LANL Narrowly Missed Contract Extension Goal

LANL Director Charlie McMillan speaks with staff. Courtesy/LANL
Los Alamos Daily Post

Los Alamos National Laboratory came up 2 percentage points short of qualifying for another one year contract extension, according to a lab communication obtained by the Los Alamos Daily Post.

The crucial Department of Energy and National Nuclear Security Administration FY 2015 Performance Evaluation Report, which has yet to be officially released, rated the laboratory 2 percentage points below the 51 percent required in the operations and infrastructure category, which was not enough to assure an additional year for the current management and operations contract with Los Alamos National Security, LLC. Reflecting the Lab’s role in the disruptive radiation release at the Waste Isolation Pilot Project, last year’s grade for operations and infrastructure was 0 percent.

In an all hands meeting Thursday, Laboratory Director Charlie McMillan emphasized the laboratory’s continuity and staying power, as well as bright prospects for the year ahead. Compared to an exceptionally harsh evaluation last year, the laboratory improved in every category: From 87 percent to an 88 percent in Nuclear Weapons Mission; from 80 percent to 96 percent in Strategic Partnership work with DOE/NNSA; from 30 percent to 92 percent in Science, Technology and Engineering; and from 30 percent to 60 in Leadership.

Concerning the loss of the contract, McMillan pointed to shortcomings in the category of operations and infrastructure that included safety, management systems, project management for capital projects.and in cybersecurity

McMillan also described two main contractual alternatives under consideration for the near term – that a new contract would be competed to begin in 9-and-a-half months, Oct. 1, 2016; or the new contract would be pushed back one more year to October 2017.

The FY 2015 Performance Evaluation Report with more details on the award fee and rationale for the assessments is expected to be released.

The full communication from LANL:

January 11, 2016

Lab mission remains vibrant, not affected by contract competition timeline

Laboratory Director Charlie McMillan reiterated that the Laboratory has a bright future ahead despite receiving an annual Performance Assessment from the National Nuclear Security Administration (NNSA) that did not grant an additional year of contract award term to Los Alamos National Security, LLC (LANS), the corporate entity that operates the Laboratory on behalf of the federal government.

During an all-employee meeting last week, McMillan summarized the NNSA fiscal year 2015 (FY15) Performance Assessment.

Despite making remarkable progress in many operational areas, the Laboratory unfortunately fell short in the areas of safety, certifying the Earned Value Management System (EVMS), project management in RLWTF-LLW and the TA-55 Reinvestment Project Phase II, and in cybersecurity, McMillan said.
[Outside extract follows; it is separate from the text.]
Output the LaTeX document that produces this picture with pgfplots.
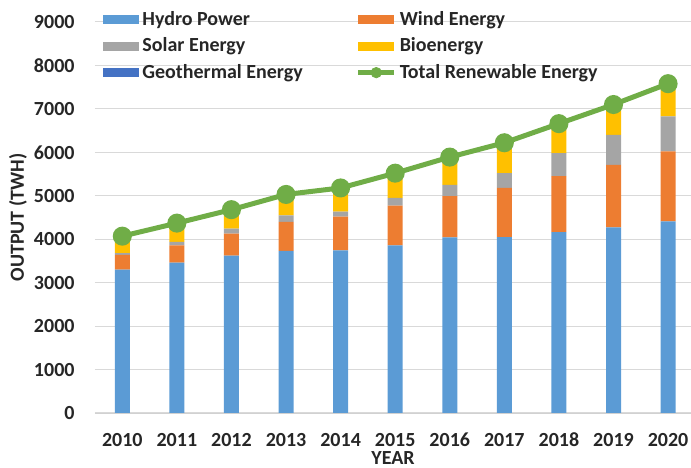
\documentclass[border=0pt]{standalone}
\usepackage{pgfplots}
\pgfplotsset{compat=1.18}
\usepackage{fontspec}
\setmainfont{Carlito}
\definecolor{hydro}{HTML}{5B9BD5}
\definecolor{wind}{HTML}{ED7D31}
\definecolor{solar}{HTML}{A5A5A5}
\definecolor{bio}{HTML}{FFC000}
\definecolor{geo}{HTML}{4472C4}
\definecolor{tot}{HTML}{70AD47}
\pgfplotsset{
  common/.style={
    scale only axis,
    width=298pt, height=195.5pt,
    xmin=-0.5, xmax=10.42,
    ymin=0, ymax=9000,
  }
}
\begin{document}
\begin{tikzpicture}
\begin{axis}[
  common, name=main,
  ytick={0,1000,...,9000},
  xtick={0,...,10},
  xticklabels={2010,2011,2012,2013,2014,2015,2016,2017,2018,2019,2020},
  /pgf/number format/assume math mode=true,
  /pgf/number format/1000 sep={},
  ticklabel style={font=\fontsize{10}{12}\selectfont\bfseries, text=black!85},
  yticklabel style={xshift=-6.7pt},
  xticklabel style={yshift=-6.5pt},
  ymajorgrids, grid style={black!15, line width=0.5pt},
  axis line style={draw=none},
  tick style={draw=none},
  x axis line style={draw=black!18},
  axis x line*=bottom,
  axis y line*=left,
  ylabel={OUTPUT (TWH)},
  every axis y label/.style={at={(axis description cs:0,0.5)}, xshift=-38.5pt, rotate=90, anchor=center,
    font=\fontsize{10}{12}\selectfont\bfseries, text=black!85},
  xlabel={YEAR},
  every axis x label/.style={at={(axis description cs:0.5,0)}, anchor=center, yshift=-22.5pt,
    font=\fontsize{10}{12}\selectfont\bfseries, text=black!85},
  ybar stacked, bar width=7.5pt,
  legend columns=2,
  legend cell align=left,
  legend style={at={(axis description cs:0,1)}, anchor=north west, xshift=4pt, yshift=8pt,
    draw=none, fill=none, inner sep=0pt,
    font=\fontsize{10}{11}\selectfont\bfseries, text=black!85,
    nodes={inner sep=1.5pt, minimum height=13.25pt},
    row sep=0pt,
    /tikz/every even column/.append style={column sep=25pt}},
  area legend,
  legend image code/.code={\fill[#1] (0pt,-2.3pt) rectangle (18pt,2.3pt);},
]
\addplot[fill=hydro, draw=none] coordinates {(0,3300) (1,3460) (2,3620) (3,3730) (4,3740) (5,3860) (6,4040) (7,4050) (8,4160) (9,4270) (10,4410)};
\addlegendentry{Hydro Power}
\addplot[fill=wind, draw=none] coordinates {(0,340) (1,400) (2,510) (3,670) (4,780) (5,910) (6,950) (7,1130) (8,1290) (9,1440) (10,1610)};
\addlegendentry{Wind Energy}
\addplot[fill=solar, draw=none] coordinates {(0,40) (1,80) (2,115) (3,150) (4,115) (5,180) (6,260) (7,340) (8,530) (9,690) (10,810)};
\addlegendentry{Solar Energy}
\addplot[fill=bio, draw=none] coordinates {(0,320) (1,360) (2,365) (3,410) (4,465) (5,490) (6,560) (7,610) (8,590) (9,610) (10,660)};
\addlegendentry{Bioenergy}
\addplot[fill=geo, draw=none] coordinates {(0,70) (1,70) (2,70) (3,70) (4,80) (5,80) (6,80) (7,90) (8,90) (9,90) (10,90)};
\addlegendentry{Geothermal Energy}
\addlegendimage{legend image code/.code={\draw[tot, line width=2.5pt] (0pt,0pt) -- (18pt,0pt); \fill[tot] (9pt,0pt) circle (2.6pt);}}
\addlegendentry{Total Renewable Energy}
\end{axis}
\begin{axis}[common, hide axis]
\addplot[sharp plot, draw=tot, line width=2.5pt, mark=*, mark size=3.5pt, mark options={fill=tot, draw=tot}]
  coordinates {(0,4070) (1,4370) (2,4680) (3,5030) (4,5180) (5,5520) (6,5890) (7,6220) (8,6660) (9,7100) (10,7580)};
\end{axis}
\pgfresetboundingbox
\path ([xshift=-47.5pt,yshift=-27.5pt]main.south west) rectangle ([yshift=11pt]main.north east);
\end{tikzpicture}
\end{document}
The Performance Evaluation covered five areas, and the Laboratory received the following score in each:

  • Performance Objective (PO) 1: Manage the Nuclear Weapons Mission–Very Good (88 percent)
  • PO 2: Reduce Global Nuclear Security Threats Mission–Very Good (87 percent)
  • PO 3: DOE and Strategic Partnership Project Mission–Excellent (96 percent)
  • PO 4: Science, Technology and Engineering–Excellent (92 percent)
  • PO 5: Operations and Infrastructure–Satisfactory (49 percent)
  • PO 6: Leadership–Good (60 percent).

To qualify for an additional year of award term, the Laboratory had to receive at least a “Good” rating (51 percent or higher) in all five categories.

McMillan presented two scenarios for the contract award timeline, with the first estimating a new contract beginning in October 2017. The second scenario pushes that estimate back a year, to October 2018.

While the timeline for a new contract competition has changed, the mission of the Laboratory does not, he said. Los Alamos has a vibrant future far into the foreseeable future, particularly given the current global security climate.

“Our work remains essential to the safety and security of this nation. It’s important that we keep our eye on the ball,” McMillan said, adding, “the enduring mission of the Lab remains the same. They aren’t tied to the contract; they’re tied to the Lab.”

The Director noted that Los Alamos’s budget for the current fiscal year is strong—growing by nearly $300 million—and that the employee pension plan and the 401(k) plan are in good shape. He pledged that he and the Laboratory leadership team will continue to strive to make the Laboratory a great place to work now and into the future. McMillan also strongly pledged that he would share information regarding the contract competition as soon as it becomes available so employees could have the latest facts in hand.